Federal Appeals Court: Border Agents Can’t Answer Suspect’s Cell Phone And Impersonate Owner

After border patrol agents pulled over Andres Lopez-Cruz near the U.S.-Mexico border in Jacumba, California, Lopez-Cruz gave them consent to search his phone. But when Lopez-Cruz’s phone rang, an agent answered it — twice — and pretended to be Lopez-Cruz in responding to the callers on the other end.

In a unanimous ruling Thursday, a federal appeals court held a border agent violated the Fourth Amendment when he impersonated a phone’s owner and answered calls on his behalf — even though he had consent to search his phone.

“[C]onsent to search a cell phone is insufficient to allow an agent to answer that phone; rather, specific consent to answer is necessary,” Judge Stephen Reinhardt wrote for the U.S. Court of Appeals for the Ninth Circuit.

The ruling means that evidence will be suppressed that led to a charge for conspiracy to transport illegal aliens. After Agent Bernardino Soto answered Lopez-Cruz’s cell phone and a caller said in Spanish, “How many did you pick up?” Soto replied “none” and the caller hung up. When Soto answered the phone a second time, someone asked, “How did it go?” and he answered, “I didn’t pick up anybody.

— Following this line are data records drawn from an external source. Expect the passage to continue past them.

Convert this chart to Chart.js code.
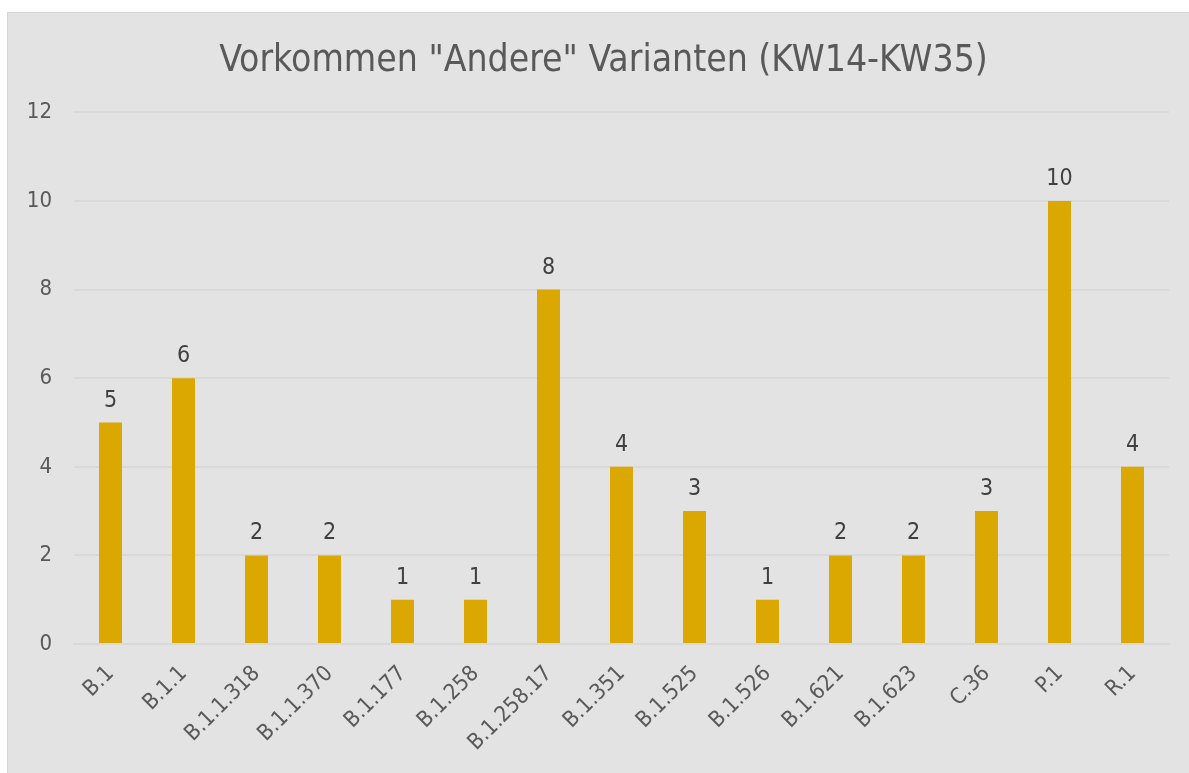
<!DOCTYPE html>
<html>
<head>
<meta charset="utf-8">
<script src="https://cdn.jsdelivr.net/npm/chart.js@4/dist/chart.umd.min.js"></script>
<style>
html,body{margin:0;padding:0;background:#ffffff;width:1189px;height:773px;overflow:hidden;}
#panel{position:absolute;left:7px;top:12px;width:1181px;height:760px;background:#e3e3e3;border-left:1px solid #d6d6d6;border-top:1px solid #d6d6d6;}
#c{display:block;}
</style>
</head>
<body>
<div id="panel"><canvas id="c" width="1181" height="760"></canvas></div>
<script>
const categories = ["B.1","B.1.1","B.1.1.318","B.1.1.370","B.1.177","B.1.258","B.1.258.17","B.1.351","B.1.525","B.1.526","B.1.621","B.1.623","C.36","P.1","R.1"];
const counts = [5,6,2,2,1,1,8,4,3,1,2,2,3,10,4];
const yTicks = [0,2,4,6,8,10,12];
const chartTitle = 'Vorkommen "Andere" Varianten (KW14-KW35)';

const FONT = '"DejaVu Sans Condensed", "DejaVu Sans", sans-serif';

const dataLabels = {
  id: 'dataLabels',
  afterDatasetsDraw(chart) {
    const ctx = chart.ctx;
    const meta = chart.getDatasetMeta(0);
    ctx.save();
    ctx.font = '23px ' + FONT;
    ctx.fillStyle = '#404040';
    ctx.textAlign = 'center';
    ctx.textBaseline = 'alphabetic';
    meta.data.forEach((bar, i) => {
      ctx.fillText(String(chart.data.datasets[0].data[i]), bar.x, bar.y - 16);
    });
    ctx.restore();
  }
};

const titleShift = {
  id: 'titleShift',
  afterLayout(chart) {
    const t = chart.titleBlock;
    if (t) { t.left += 15; t.right += 15; }
  }
};

new Chart(document.getElementById('c'), {
  type: 'bar',
  data: {
    labels: categories,
    datasets: [{
      data: counts,
      backgroundColor: '#daa800',
      borderWidth: 0,
      barPercentage: 0.315,
      categoryPercentage: 1.0
    }]
  },
  options: {
    responsive: false,
    animation: false,
    devicePixelRatio: 1,
    layout: { padding: { left: 0, right: 20, top: 0, bottom: 0 } },
    plugins: {
      legend: { display: false },
      tooltip: { enabled: false },
      title: {
        display: true,
        text: chartTitle,
        color: '#595959',
        font: { family: FONT, size: 37, weight: 'normal' },
        padding: { top: 26, bottom: 29 }
      }
    },
    scales: {
      x: {
        grid: { display: false, drawTicks: false },
        border: { display: true, color: '#d9d9d9', width: 2 },
        ticks: {
          color: '#595959',
          font: { family: FONT, size: 22 },
          maxRotation: 45,
          minRotation: 45,
          autoSkip: false,
          padding: 17
        },
        afterFit(scale) { scale.height = 129; }
      },
      y: {
        min: 0,
        max: 12,
        afterBuildTicks(scale) { scale.ticks = yTicks.map(v => ({ value: v })); },
        grid: { color: '#d9d9d9', lineWidth: 2, drawTicks: false },
        border: { display: false },
        ticks: {
          color: '#595959',
          font: { family: FONT, size: 22 },
          padding: 22
        },
        afterFit(scale) { scale.width = 66; }
      }
    }
  },
  plugins: [dataLabels, titleShift]
});
</script>
</body>
</html>
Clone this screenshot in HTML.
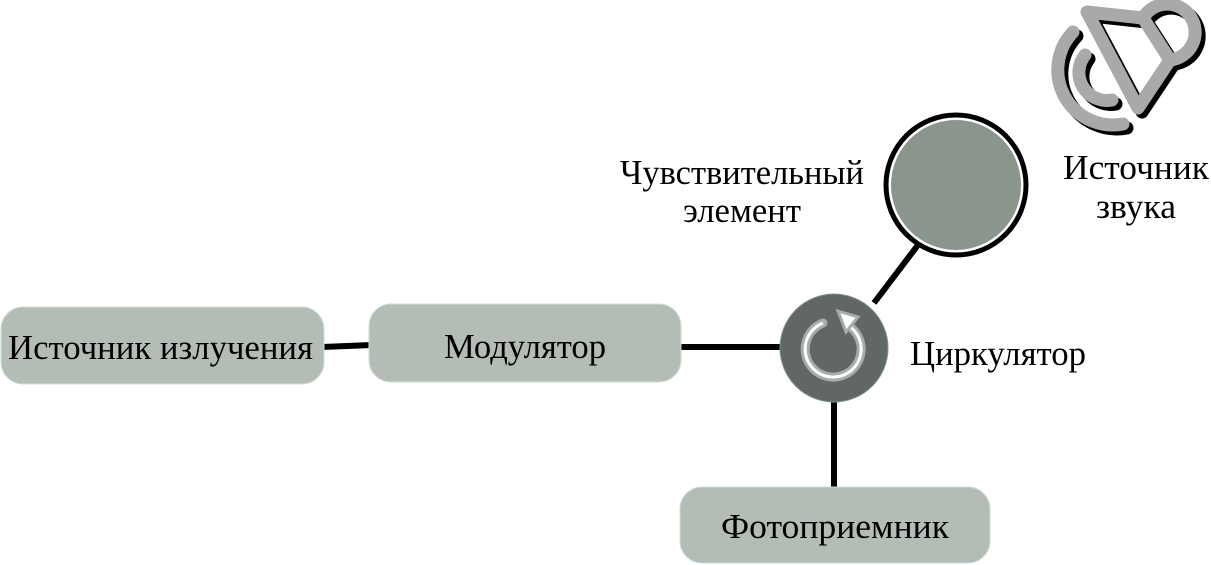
<!DOCTYPE html>
<html><head><meta charset="utf-8"><style>html,body{margin:0;padding:0;background:#fff}svg{display:block}</style></head>
<body>
<svg width="1211" height="565" viewBox="0 0 1211 565" xmlns="http://www.w3.org/2000/svg" font-family="'Liberation Serif', serif" font-size="35">
<g stroke="#000" stroke-width="6" fill="none">
<line x1="322" y1="347" x2="372" y2="345"/>
<line x1="679" y1="347" x2="782" y2="347"/>
<line x1="834" y1="398" x2="834" y2="490"/>
<line x1="874" y1="303" x2="924" y2="237"/>
</g>
<rect x="1" y="307" width="323" height="77" rx="22" fill="#b3bcb5" stroke="#cfe0d2" stroke-width="1"/>
<text x="8" y="359" textLength="305" lengthAdjust="spacingAndGlyphs">Источник излучения</text>
<rect x="369" y="304" width="312" height="78" rx="22" fill="#b3bcb5" stroke="#cfe0d2" stroke-width="1"/>
<text x="444" y="358" textLength="162" lengthAdjust="spacingAndGlyphs">Модулятор</text>
<rect x="680" y="487" width="310" height="76" rx="22" fill="#b3bcb5" stroke="#cfe0d2" stroke-width="1"/>
<text x="721" y="538" textLength="228" lengthAdjust="spacingAndGlyphs">Фотоприемник</text>
<circle cx="834" cy="348" r="54" fill="#616766" stroke="#7f9583" stroke-width="1"/>
<path d="M849 326 A28 28 0 1 1 823 323" fill="none" stroke="#a9acab" stroke-width="9" stroke-linecap="round"/>
<path d="M849 326 A28 28 0 1 1 823 323" fill="none" stroke="#fff" stroke-width="3"/>
<path d="M838 311 L858 317 L846 332 Z" fill="#fff" stroke="#a9acab" stroke-width="3"/>
<text x="910" y="365" textLength="176" lengthAdjust="spacingAndGlyphs">Циркулятор</text>
<circle cx="956" cy="185" r="70" fill="#fff" stroke="#000" stroke-width="5"/>
<circle cx="956" cy="185" r="65" fill="#8a968c"/>
<text x="620" y="184" textLength="244" lengthAdjust="spacingAndGlyphs">Чувствительный</text>
<text x="683" y="222" textLength="118" lengthAdjust="spacingAndGlyphs">элемент</text>
<g fill="none" stroke-linecap="round" stroke-linejoin="round">
<g stroke="#000" stroke-width="13" transform="translate(4,4)">
<path d="M1073 32 A55 55 0 0 0 1123 124"/>
<path d="M1085 55 A28 28 0 0 0 1112 100"/>
<path d="M1087 12 L1138 108 L1170 60 L1143 18 Z"/>
<path d="M1143 18 A28 28 0 1 1 1170 60"/>
</g>
<g stroke="#a7aaa8" stroke-width="13">
<path d="M1073 32 A55 55 0 0 0 1123 124"/>
<path d="M1085 55 A28 28 0 0 0 1112 100"/>
<path d="M1087 12 L1138 108 L1170 60 L1143 18 Z"/>
<path d="M1143 18 A28 28 0 1 1 1170 60"/>
</g>
</g>
<text x="1063" y="179" textLength="146" lengthAdjust="spacingAndGlyphs">Источник</text>
<text x="1096" y="218" textLength="80" lengthAdjust="spacingAndGlyphs">звука</text>
</svg>
</body></html>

There was too many Border Patrol in the area.” The caller then directed Soto to a house, Soto arrested Lopez-Cruz and then went to the house to find two undocumented individuals from Mexico.

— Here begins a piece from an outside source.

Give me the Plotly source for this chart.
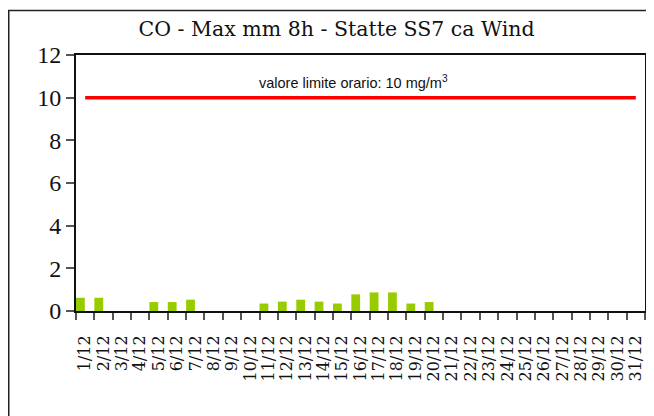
import plotly.graph_objects as go

days = [f"{d}/12" for d in range(1, 32)]
co_values = [0.62, 0.62, 0, 0, 0.42, 0.42, 0.53, 0, 0, 0,
             0.35, 0.44, 0.53, 0.44, 0.35, 0.78, 0.87, 0.87, 0.35, 0.42,
             0, 0, 0, 0, 0, 0, 0, 0, 0, 0, 0]
limit_value = 10
limit_series = [limit_value] * len(days)
y_ticks = [0, 2, 4, 6, 8, 10, 12]

fig = go.Figure()
fig.add_trace(go.Bar(x=days, y=co_values, marker_color="#99CC00",
                     marker_line_width=0, width=0.48, offset=-0.5))
fig.add_trace(go.Scatter(x=days, y=limit_series, mode="lines",
                         line=dict(color="#FF0000", width=3.5)))

fig.add_annotation(x=0.487, xref="paper", y=10.75, yref="y",
                   text="valore limite orario: 10 mg/m<sup>3</sup>",
                   showarrow=False,
                   font=dict(family="Liberation Sans, Arial", size=14.5, color="#111"))

# outer frame
fig.add_shape(type="rect", xref="paper", yref="paper",
              x0=-0.1182, x1=1.2, y0=-0.5, y1=1.1735,
              line=dict(color="#222", width=1.5), layer="below")

fig.update_layout(
    width=646, height=408,
    margin=dict(l=68, r=9, t=46.5, b=105, autoexpand=False),
    paper_bgcolor="white", plot_bgcolor="white",
    showlegend=False,
    title=dict(text="CO - Max mm 8h - Statte SS7 ca Wind",
               x=0.5087, xref="container", xanchor="center",
               y=0.9485, yref="container", yanchor="middle",
               font=dict(family="DejaVu Serif", size=20.5, color="#111")),
)
fig.update_xaxes(
    type="category", tickangle=-90, tickson="boundaries",
    tickmode="array", tickvals=days, ticktext=days,
    ticks="outside", ticklen=7, tickcolor="#555", tickwidth=1.5,
    ticklabelstandoff=16,
    showline=True, linecolor="#111", linewidth=2, mirror=True,
    showgrid=False, automargin=False,
    tickfont=dict(family="DejaVu Serif", size=16, color="#111"),
)
fig.update_yaxes(
    range=[0, 12], tickvals=y_ticks,
    ticks="outside", ticklen=8, tickcolor="#555", tickwidth=1.5,
    showline=True, linecolor="#111", linewidth=2, mirror=True,
    showgrid=False, zeroline=False, automargin=False,
    tickfont=dict(family="Liberation Serif", size=24, color="#111"),
)

fig.write_html("out.html")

In arguing that Soto’s action was improper, Lopez-Cruz said he never would have thought that his consent to search the phone would mean consent to answer the phone, and the court agreed, holding an individual who consents to a search does not have a “reasonable expectation” that an officer will proceed to use his phone as if he is the owner.

The government had argued that answering the phone was effectively similar to reading incoming text messages. In addressing this argument, Reinhardt pointed out that a court has not determined whether that is constitutional, either. And even if it were, answering a call is distinctly different, he held.

Had Lopez-Cruz not authorized police, even the search of the phone itself would have been an open legal question. As police who stop individuals on the street or in cars have more capacity than ever to obtain information by seizing their items, courts are split on whether electronics searches should require a search warrant. Another issue now wending its way through courts is whether police can track cell phone location data without a warrant.

Border agents, in particular, are given tremendous leeway to perform stops at the border — a capacity law enforcement has recently exploited to authorize expansive searches of electronics. This same appeals court recently held in another case that border agents exceeded the Fourth Amendment when they seized a man’s laptops at the border and performed a forensic search of its contents for two days.